__Data excerpt__
------
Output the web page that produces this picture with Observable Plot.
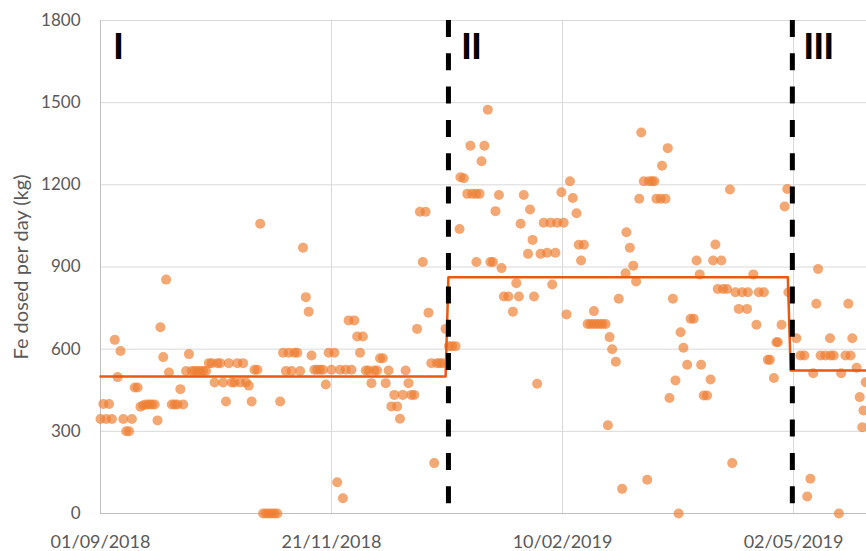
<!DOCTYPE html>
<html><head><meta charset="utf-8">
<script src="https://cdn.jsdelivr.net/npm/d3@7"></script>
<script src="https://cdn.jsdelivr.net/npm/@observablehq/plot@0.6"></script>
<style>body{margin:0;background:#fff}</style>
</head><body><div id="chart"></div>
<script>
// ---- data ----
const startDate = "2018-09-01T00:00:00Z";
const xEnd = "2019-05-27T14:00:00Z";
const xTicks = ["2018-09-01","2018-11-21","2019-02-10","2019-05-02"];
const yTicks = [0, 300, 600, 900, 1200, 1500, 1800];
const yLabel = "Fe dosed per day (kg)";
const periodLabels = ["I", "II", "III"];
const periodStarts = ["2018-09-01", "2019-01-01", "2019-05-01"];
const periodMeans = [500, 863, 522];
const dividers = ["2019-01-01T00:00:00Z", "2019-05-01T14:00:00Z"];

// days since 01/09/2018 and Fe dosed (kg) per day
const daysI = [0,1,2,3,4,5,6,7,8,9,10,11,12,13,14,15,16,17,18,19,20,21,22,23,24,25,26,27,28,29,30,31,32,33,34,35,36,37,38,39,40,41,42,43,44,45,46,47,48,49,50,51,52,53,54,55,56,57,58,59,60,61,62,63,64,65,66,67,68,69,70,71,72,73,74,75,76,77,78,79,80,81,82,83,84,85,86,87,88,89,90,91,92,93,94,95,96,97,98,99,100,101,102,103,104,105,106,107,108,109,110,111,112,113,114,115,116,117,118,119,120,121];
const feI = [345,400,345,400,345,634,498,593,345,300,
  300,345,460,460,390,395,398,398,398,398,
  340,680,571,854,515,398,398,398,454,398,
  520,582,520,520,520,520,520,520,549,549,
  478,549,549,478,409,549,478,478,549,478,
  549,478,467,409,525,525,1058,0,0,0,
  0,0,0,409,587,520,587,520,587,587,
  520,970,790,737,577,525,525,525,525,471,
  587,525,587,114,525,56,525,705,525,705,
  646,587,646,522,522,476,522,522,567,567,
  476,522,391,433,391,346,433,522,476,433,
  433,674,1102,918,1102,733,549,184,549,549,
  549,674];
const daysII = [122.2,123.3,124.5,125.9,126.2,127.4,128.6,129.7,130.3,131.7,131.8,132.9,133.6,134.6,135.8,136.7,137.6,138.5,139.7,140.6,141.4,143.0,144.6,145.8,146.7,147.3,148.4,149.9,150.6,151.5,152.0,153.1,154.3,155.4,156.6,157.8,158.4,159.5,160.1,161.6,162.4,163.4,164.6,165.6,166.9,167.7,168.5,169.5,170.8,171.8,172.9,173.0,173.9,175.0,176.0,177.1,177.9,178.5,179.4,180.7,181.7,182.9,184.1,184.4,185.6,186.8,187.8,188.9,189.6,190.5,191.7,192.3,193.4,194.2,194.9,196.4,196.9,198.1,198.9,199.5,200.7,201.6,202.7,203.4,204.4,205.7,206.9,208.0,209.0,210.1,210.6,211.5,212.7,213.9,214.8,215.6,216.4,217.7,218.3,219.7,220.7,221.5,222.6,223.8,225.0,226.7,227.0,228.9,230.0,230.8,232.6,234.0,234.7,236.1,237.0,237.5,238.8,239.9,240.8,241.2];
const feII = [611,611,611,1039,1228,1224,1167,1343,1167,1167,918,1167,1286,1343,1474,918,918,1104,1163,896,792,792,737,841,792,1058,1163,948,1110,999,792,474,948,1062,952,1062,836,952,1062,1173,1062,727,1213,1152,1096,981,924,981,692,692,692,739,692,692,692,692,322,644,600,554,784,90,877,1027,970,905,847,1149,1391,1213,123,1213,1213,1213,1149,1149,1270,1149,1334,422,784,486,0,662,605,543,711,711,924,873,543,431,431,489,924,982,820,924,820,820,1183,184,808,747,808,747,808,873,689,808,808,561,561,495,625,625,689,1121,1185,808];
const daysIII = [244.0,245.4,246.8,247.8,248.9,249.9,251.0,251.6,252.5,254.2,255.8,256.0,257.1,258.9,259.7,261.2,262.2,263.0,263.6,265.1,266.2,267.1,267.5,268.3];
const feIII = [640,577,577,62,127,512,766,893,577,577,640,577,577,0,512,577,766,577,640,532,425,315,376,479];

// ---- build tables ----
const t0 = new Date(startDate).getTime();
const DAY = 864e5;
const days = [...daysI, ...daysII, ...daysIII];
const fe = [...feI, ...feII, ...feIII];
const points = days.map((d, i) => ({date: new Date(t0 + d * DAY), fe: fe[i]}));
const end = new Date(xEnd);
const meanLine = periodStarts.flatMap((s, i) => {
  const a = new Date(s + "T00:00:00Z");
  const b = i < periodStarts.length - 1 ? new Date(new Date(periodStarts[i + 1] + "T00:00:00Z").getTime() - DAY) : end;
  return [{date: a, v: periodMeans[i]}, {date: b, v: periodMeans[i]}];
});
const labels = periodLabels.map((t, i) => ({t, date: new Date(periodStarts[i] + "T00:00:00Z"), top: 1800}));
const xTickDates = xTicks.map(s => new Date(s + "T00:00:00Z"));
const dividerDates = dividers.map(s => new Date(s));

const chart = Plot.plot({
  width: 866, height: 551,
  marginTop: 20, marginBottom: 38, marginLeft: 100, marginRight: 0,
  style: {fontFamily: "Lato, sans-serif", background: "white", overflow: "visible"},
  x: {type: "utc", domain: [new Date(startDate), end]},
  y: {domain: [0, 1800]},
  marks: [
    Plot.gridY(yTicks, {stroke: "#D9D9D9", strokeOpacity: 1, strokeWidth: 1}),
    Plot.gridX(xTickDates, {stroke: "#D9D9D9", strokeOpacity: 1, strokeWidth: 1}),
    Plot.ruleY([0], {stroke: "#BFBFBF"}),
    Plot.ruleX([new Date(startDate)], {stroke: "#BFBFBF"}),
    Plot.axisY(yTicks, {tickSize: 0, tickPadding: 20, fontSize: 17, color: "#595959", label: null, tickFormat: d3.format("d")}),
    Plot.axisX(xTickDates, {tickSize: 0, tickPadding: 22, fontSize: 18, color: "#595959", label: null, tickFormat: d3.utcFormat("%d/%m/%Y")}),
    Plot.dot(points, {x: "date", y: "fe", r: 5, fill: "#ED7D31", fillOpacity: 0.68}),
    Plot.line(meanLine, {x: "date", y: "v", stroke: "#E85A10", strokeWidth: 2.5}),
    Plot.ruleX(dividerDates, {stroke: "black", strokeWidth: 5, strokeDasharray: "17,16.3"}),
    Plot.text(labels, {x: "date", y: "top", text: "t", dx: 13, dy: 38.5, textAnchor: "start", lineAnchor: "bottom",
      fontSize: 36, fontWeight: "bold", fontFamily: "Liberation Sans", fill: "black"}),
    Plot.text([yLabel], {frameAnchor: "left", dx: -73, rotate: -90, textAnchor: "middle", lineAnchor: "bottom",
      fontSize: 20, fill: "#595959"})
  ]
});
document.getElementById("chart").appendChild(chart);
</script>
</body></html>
------
__Goal__
Extract every line of the data exactly; pictures stay out.

__Response__
Output the web page that produces this picture with Observable Plot.
<!DOCTYPE html>
<html><head><meta charset="utf-8">
<script src="https://cdn.jsdelivr.net/npm/d3@7"></script>
<script src="https://cdn.jsdelivr.net/npm/@observablehq/plot@0.6"></script>
<style>body{margin:0;background:#fff}</style>
</head><body><div id="chart"></div>
<script>
// ---- data ----
const startDate = "2018-09-01T00:00:00Z";
const xEnd = "2019-05-27T14:00:00Z";
const xTicks = ["2018-09-01","2018-11-21","2019-02-10","2019-05-02"];
const yTicks = [0, 300, 600, 900, 1200, 1500, 1800];
const yLabel = "Fe dosed per day (kg)";
const periodLabels = ["I", "II", "III"];
const periodStarts = ["2018-09-01", "2019-01-01", "2019-05-01"];
const periodMeans = [500, 863, 522];
const dividers = ["2019-01-01T00:00:00Z", "2019-05-01T14:00:00Z"];

// days since 01/09/2018 and Fe dosed (kg) per day
const daysI = [0,1,2,3,4,5,6,7,8,9,10,11,12,13,14,15,16,17,18,19,20,21,22,23,24,25,26,27,28,29,30,31,32,33,34,35,36,37,38,39,40,41,42,43,44,45,46,47,48,49,50,51,52,53,54,55,56,57,58,59,60,61,62,63,64,65,66,67,68,69,70,71,72,73,74,75,76,77,78,79,80,81,82,83,84,85,86,87,88,89,90,91,92,93,94,95,96,97,98,99,100,101,102,103,104,105,106,107,108,109,110,111,112,113,114,115,116,117,118,119,120,121];
const feI = [345,400,345,400,345,634,498,593,345,300,
  300,345,460,460,390,395,398,398,398,398,
  340,680,571,854,515,398,398,398,454,398,
  520,582,520,520,520,520,520,520,549,549,
  478,549,549,478,409,549,478,478,549,478,
  549,478,467,409,525,525,1058,0,0,0,
  0,0,0,409,587,520,587,520,587,587,
  520,970,790,737,577,525,525,525,525,471,
  587,525,587,114,525,56,525,705,525,705,
  646,587,646,522,522,476,522,522,567,567,
  476,522,391,433,391,346,433,522,476,433,
  433,674,1102,918,1102,733,549,184,549,549,
  549,674];
const daysII = [122.2,123.3,124.5,125.9,126.2,127.4,128.6,129.7,130.3,131.7,131.8,132.9,133.6,134.6,135.8,136.7,137.6,138.5,139.7,140.6,141.4,143.0,144.6,145.8,146.7,147.3,148.4,149.9,150.6,151.5,152.0,153.1,154.3,155.4,156.6,157.8,158.4,159.5,160.1,161.6,162.4,163.4,164.6,165.6,166.9,167.7,168.5,169.5,170.8,171.8,172.9,173.0,173.9,175.0,176.0,177.1,177.9,178.5,179.4,180.7,181.7,182.9,184.1,184.4,185.6,186.8,187.8,188.9,189.6,190.5,191.7,192.3,193.4,194.2,194.9,196.4,196.9,198.1,198.9,199.5,200.7,201.6,202.7,203.4,204.4,205.7,206.9,208.0,209.0,210.1,210.6,211.5,212.7,213.9,214.8,215.6,216.4,217.7,218.3,219.7,220.7,221.5,222.6,223.8,225.0,226.7,227.0,228.9,230.0,230.8,232.6,234.0,234.7,236.1,237.0,237.5,238.8,239.9,240.8,241.2];
const feII = [611,611,611,1039,1228,1224,1167,1343,1167,1167,918,1167,1286,1343,1474,918,918,1104,1163,896,792,792,737,841,792,1058,1163,948,1110,999,792,474,948,1062,952,1062,836,952,1062,1173,1062,727,1213,1152,1096,981,924,981,692,692,692,739,692,692,692,692,322,644,600,554,784,90,877,1027,970,905,847,1149,1391,1213,123,1213,1213,1213,1149,1149,1270,1149,1334,422,784,486,0,662,605,543,711,711,924,873,543,431,431,489,924,982,820,924,820,820,1183,184,808,747,808,747,808,873,689,808,808,561,561,495,625,625,689,1121,1185,808];
const daysIII = [244.0,245.4,246.8,247.8,248.9,249.9,251.0,251.6,252.5,254.2,255.8,256.0,257.1,258.9,259.7,261.2,262.2,263.0,263.6,265.1,266.2,267.1,267.5,268.3];
const feIII = [640,577,577,62,127,512,766,893,577,577,640,577,577,0,512,577,766,577,640,532,425,315,376,479];

// ---- build tables ----
const t0 = new Date(startDate).getTime();
const DAY = 864e5;
const days = [...daysI, ...daysII, ...daysIII];
const fe = [...feI, ...feII, ...feIII];
const points = days.map((d, i) => ({date: new Date(t0 + d * DAY), fe: fe[i]}));
const end = new Date(xEnd);
const meanLine = periodStarts.flatMap((s, i) => {
  const a = new Date(s + "T00:00:00Z");
  const b = i < periodStarts.length - 1 ? new Date(new Date(periodStarts[i + 1] + "T00:00:00Z").getTime() - DAY) : end;
  return [{date: a, v: periodMeans[i]}, {date: b, v: periodMeans[i]}];
});
const labels = periodLabels.map((t, i) => ({t, date: new Date(periodStarts[i] + "T00:00:00Z"), top: 1800}));
const xTickDates = xTicks.map(s => new Date(s + "T00:00:00Z"));
const dividerDates = dividers.map(s => new Date(s));

const chart = Plot.plot({
  width: 866, height: 551,
  marginTop: 20, marginBottom: 38, marginLeft: 100, marginRight: 0,
  style: {fontFamily: "Lato, sans-serif", background: "white", overflow: "visible"},
  x: {type: "utc", domain: [new Date(startDate), end]},
  y: {domain: [0, 1800]},
  marks: [
    Plot.gridY(yTicks, {stroke: "#D9D9D9", strokeOpacity: 1, strokeWidth: 1}),
    Plot.gridX(xTickDates, {stroke: "#D9D9D9", strokeOpacity: 1, strokeWidth: 1}),
    Plot.ruleY([0], {stroke: "#BFBFBF"}),
    Plot.ruleX([new Date(startDate)], {stroke: "#BFBFBF"}),
    Plot.axisY(yTicks, {tickSize: 0, tickPadding: 20, fontSize: 17, color: "#595959", label: null, tickFormat: d3.format("d")}),
    Plot.axisX(xTickDates, {tickSize: 0, tickPadding: 22, fontSize: 18, color: "#595959", label: null, tickFormat: d3.utcFormat("%d/%m/%Y")}),
    Plot.dot(points, {x: "date", y: "fe", r: 5, fill: "#ED7D31", fillOpacity: 0.68}),
    Plot.line(meanLine, {x: "date", y: "v", stroke: "#E85A10", strokeWidth: 2.5}),
    Plot.ruleX(dividerDates, {stroke: "black", strokeWidth: 5, strokeDasharray: "17,16.3"}),
    Plot.text(labels, {x: "date", y: "top", text: "t", dx: 13, dy: 38.5, textAnchor: "start", lineAnchor: "bottom",
      fontSize: 36, fontWeight: "bold", fontFamily: "Liberation Sans", fill: "black"}),
    Plot.text([yLabel], {frameAnchor: "left", dx: -73, rotate: -90, textAnchor: "middle", lineAnchor: "bottom",
      fontSize: 20, fill: "#595959"})
  ]
});
document.getElementById("chart").appendChild(chart);
</script>
</body></html>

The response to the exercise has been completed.